Я думаю, что невозможно бороться с двумя людьми, которые борются друг с другом… Вы должны выбрать одного или другого.
Трамп выразил также сомнение в том, что борьба с ИГ ведётся в полную силу:
Заберите у них нефть. Я говорил об этом на протяжении многих лет. Заберите у них нефть. Они ещё не забрали её. Они ещё ничего не сделали… Они получают огромные доходы. Я говорил, заблокируйте банковские каналы. Вы знаете, у них очень сложные банковские каналы, которые я понимаю, но я думаю, что другие люди не понимают. Многие люди в странах, которые, как вы считаете, являются нашими союзниками, дают ИГ огромные суммы денег, и все они проходят через довольно тёмные банковские каналы. Это огромное количество денег, и не только от нефти… И это деньги, поступающие от людей, которых мы считаем нашими союзниками [27].
Став главой государства Трамп, под давлением американской элиты, постоянно угрожающей ему импичментом, довольно быстро стал перевоплощаться в не склонного к излишнему миролюбие и толерантности традиционного, «нормального» американского президента-империалиста, но это уже другая тема, см. [1]. К затронутых же в данном разделе вопросам нам ещё придётся возвращаться, а здесь пока добавим, что различными антиасадовскими силами предлагаются реформы, которые в окончательном виде ещё, похоже, не сформулированы, но обсуждаются в печати и общая их направленность очевидна. Речь обычно идёт о демократизации, фрагментации, федерализации и суннизации страны. Вопрос, разумеется, не в том, хорошие это принципы или плохие, а в том, насколько они подходят для данного конкретного случая. Ни один из этих принципов не может считаться приемлемым не только для асадовского режима, но и большей части населения Сирии, поскольку выдвигаются требования, чуждые сирийскому менталитету, традициям и условиям, необходимым для стабильности государства.
Например, закрепление в новой конституции положения о верховенстве суннитского большинства неизбежно приведёт к ущемлению прав, если не репрессиям, алавитов, шиитов, христиан, друзов и других конфессиональных меньшинств. А, допустим, демократизация или федерализация Сирии – прямой путь к её развалу на отдельные и скорее всего враждебные, как это обычно бывает в истории, части.

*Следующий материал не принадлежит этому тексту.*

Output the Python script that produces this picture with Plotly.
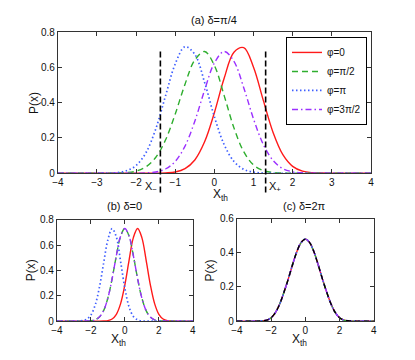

Хафез Асад, при всех его достоинствах, недостатках и неудачах, таких как поражения в военных столкновениях с Израилем и невысокие темпы экономического развития страны, всё же сумел достичь самого главного – политической, социальной и этно-конфессиональной стабильности в сложном, раздираемом ранее конфликтами и противоречиями государстве. Его сыну и преемнику Башару Асаду удавалось на протяжении десяти лет поддерживать достигнутое в государстве равновесие, проводить некоторые прогрессивные реформы и добиться более высоких темпов роста ВВП страны, пока в страну не пришла подрывающая её корневую структуру напасть в виде Арабской весны. Ясно, что Сирия при любом раскладе уже не будет прежней, но её будущее может быть очень трагичным, если внешними силами и поддерживаемой ими внутренней оппозицией будет навязано стране нечто совершенно ей чуждое.